Feeling 250 on Peachtree Road
Americans have looked forward to this July when we celebrate the 250th anniversary of the greatest nation in history – called our “semi-quincentennial,” a word we’ll all learn this year and then forget because we’ll never use it again.
We’ll party like we always do with fireworks, parades, concerts and backyard cookouts, only this time BIGGER for the most momentous number we’ve seen since 1976’s bicentennial. But that was, ahem, in the last century and most Americans alive today were born after that, a statistic that gives me pause since I’m in the category of those who lived through it, albeit in diapers.

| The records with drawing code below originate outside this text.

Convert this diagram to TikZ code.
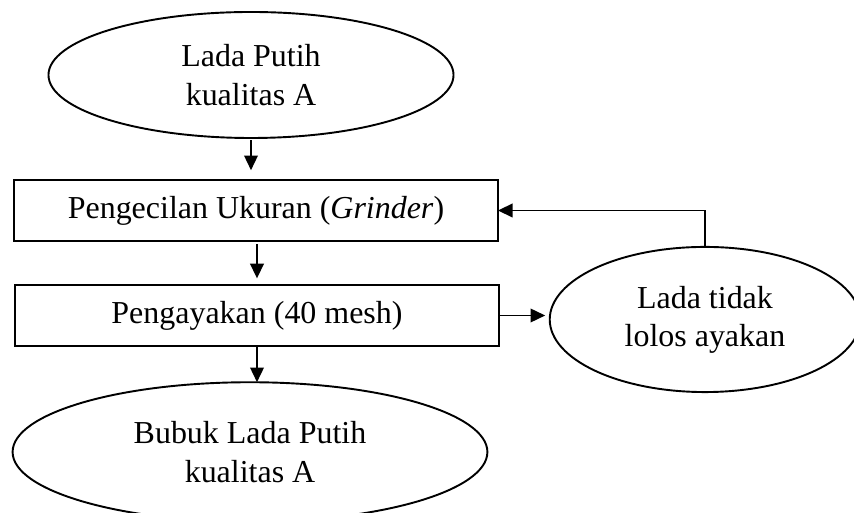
\documentclass[tikz,border=0pt]{standalone}
\usepackage{fontspec}
\setmainfont{Liberation Serif}
\usetikzlibrary{arrows.meta,shapes.geometric}
\begin{document}
\begin{tikzpicture}[x=0.4444pt,y=-0.4444pt,inner sep=0pt,outer sep=0pt,line width=0.85pt,
font=\fontsize{14.2}{17}\selectfont,
procbox/.style={draw,rectangle,minimum width=215pt,minimum height=27pt},
terminal/.style={draw,ellipse,align=center},
flow/.style={-{Triangle[length=6.5pt,width=6pt]}}]
\useasboundingbox (0,0) rectangle (854,513);
\draw (251,75) node[terminal,minimum width=180pt,minimum height=56pt] (in) {Lada Putih\\kualitas A};
\draw (256,210.5) node[procbox] (grind) {Pengecilan Ukuran (\textit{Grinder})};
\draw (257,315.5) node[procbox] (sieve) {Pengayakan (40 mesh)};
\draw (705,319.5) node[terminal,minimum width=138pt,minimum height=64.5pt] (rej) {Lada tidak\\lolos ayakan};
\draw (250,452) node[terminal,minimum width=211pt,minimum height=62pt] (out) {Bubuk Lada Putih\\kualitas A};
\draw[flow,shorten <=1pt,shorten >=4.4pt] (in.south) -- (in.south |- grind.north);
\draw[flow,shorten <=1.5pt,shorten >=3pt] (sieve.north |- grind.south) -- (sieve.north);
\draw[flow] (sieve.south) -- (sieve.south |- out.north);
\draw[flow,shorten >=2pt] (sieve.east) -- (sieve.east -| rej.west);
\draw[flow] (rej.north) |- (grind.east);
\end{tikzpicture}
\end{document}
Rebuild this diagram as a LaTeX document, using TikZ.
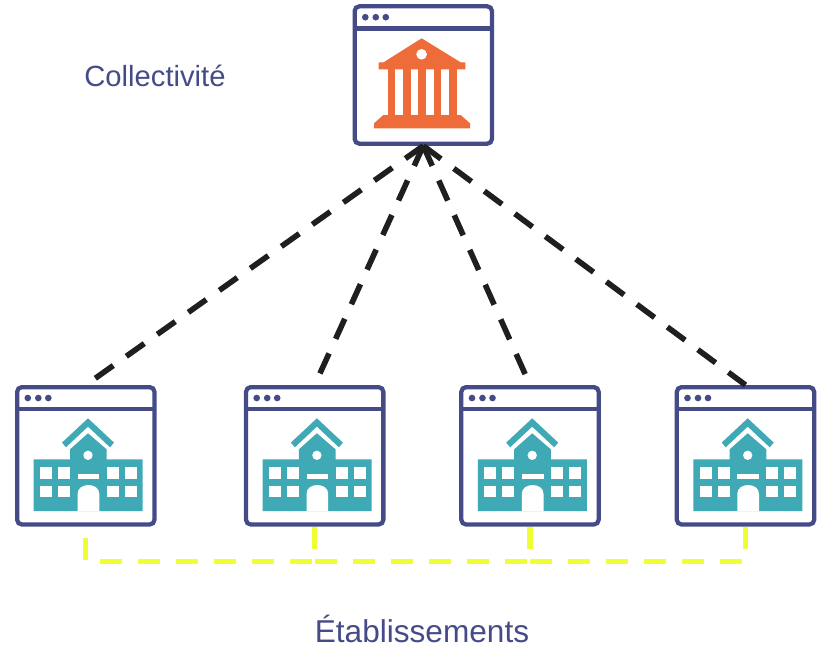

While most other Georgians are doing things they love, spending time with family and friends and perhaps eating and drinking to excess in true holiday fashion, I’ll spend our 250th anniversary doing something I truly hate and dread: running the Peachtree Road Race, my annual July 4 commitment – I’d say “tradition” but that sounds like something you look forward to.
A race in Atlanta in July simulates as much as humanly possible a competition on the surface of the sun, but perhaps harder because I doubt the sun has hills.
Every July 3, as sane people are living it up because they can sleep in the next day, I’m hydrating and carbo-loading for a 6.2 mile “run” – I use quotation marks because my form probably falls short of the true definition of the word and because sometimes I get passed by the elderly. A race in Atlanta in July simulates as much as humanly possible a competition on the surface of the sun, but perhaps harder because I doubt the sun has hills.
Ah, yes, the hills. In my car, as I travel Atlanta the other 364 days a year, I hardly notice. On foot, they feel and look more like mountains. As I begin the steep climb up Cardiac Hill, fortuitously near Piedmont Hospital’s emergency room, I look around expecting to see Alpine bands in lederhosen blowing on one of those long wooden horns called Alphorns or perhaps yodeling.
But I’m getting ahead of myself. I wake up on July 4 angry that I’ve decided to do this yet again because I’m getting up earlier than on a workday. Every day of my life begins with coffee. On this day more than any other I need a splash of energy, but on this day more than any other I really don’t want to need a toilet every 20 minutes. Like a waiter carrying a heavy tray, careful balance is required.
The race begins, of course, at Lenox Mall, beneath a gigantic American flag flying proudly over the road. I take a selfie featuring the flag to capture my least favorite moment of each year as I anticipate the unpleasantness to come. Before the gun fires for my late wave of slow people, the race champions have already finished, and we see these smiling with the flag of their nation wrapped around their shoulders.
“I never even had a chance,” I whisper to myself. They run at a pace that would be hard to beat in a car during normal Atlanta traffic. “Am I really even the same species?”
I’ve never found running enjoyable. My legs are too short, my muscles too tight, my lung capacity too limited. In my 30s, I found pride in devoting myself to improving on a skill I found so unnatural for me. I once completed a half marathon in less than two hours. But that was before marriage and children and a demanding job that wears me out. It’ll never happen again.
There’s always a good reason to not go for a training run. It’s too hot or too cold or too hilly. Then there’s the fact that it’s just miserable regardless. Some people love it. They gallop along effortlessly like gazelles. I think they’re weirdos and I hate them.
OK, maybe I’m just jealous. While I’ve accepted that I have no athletic talent, I know that, however much I’d just prefer to sit on the couch, I must get out there and get the ole heart and lungs pumping.
While a 10K (that’s European for the aforementioned 6.2 miles) is a breeze for seasoned runners, it’s a challenge for someone more associated with seasoned fries. Each spring, knowing I must soon face the heat and the hills, I begrudgingly hit the roads of my neighborhood to work up a sweat. There’s no runner’s high. No plateaus broken through. Just a slog I can’t wait to get finished.
So when I cross the finish line at Piedmont Park and grab a prized race shirt for my growing collection, I feel a great sense of pride colored only slightly by the shame of my slow pace. And for the rest of the day, like America, I’ll feel 250 years old. 
Brian Robinson owns communications consulting firm Robinson Republic.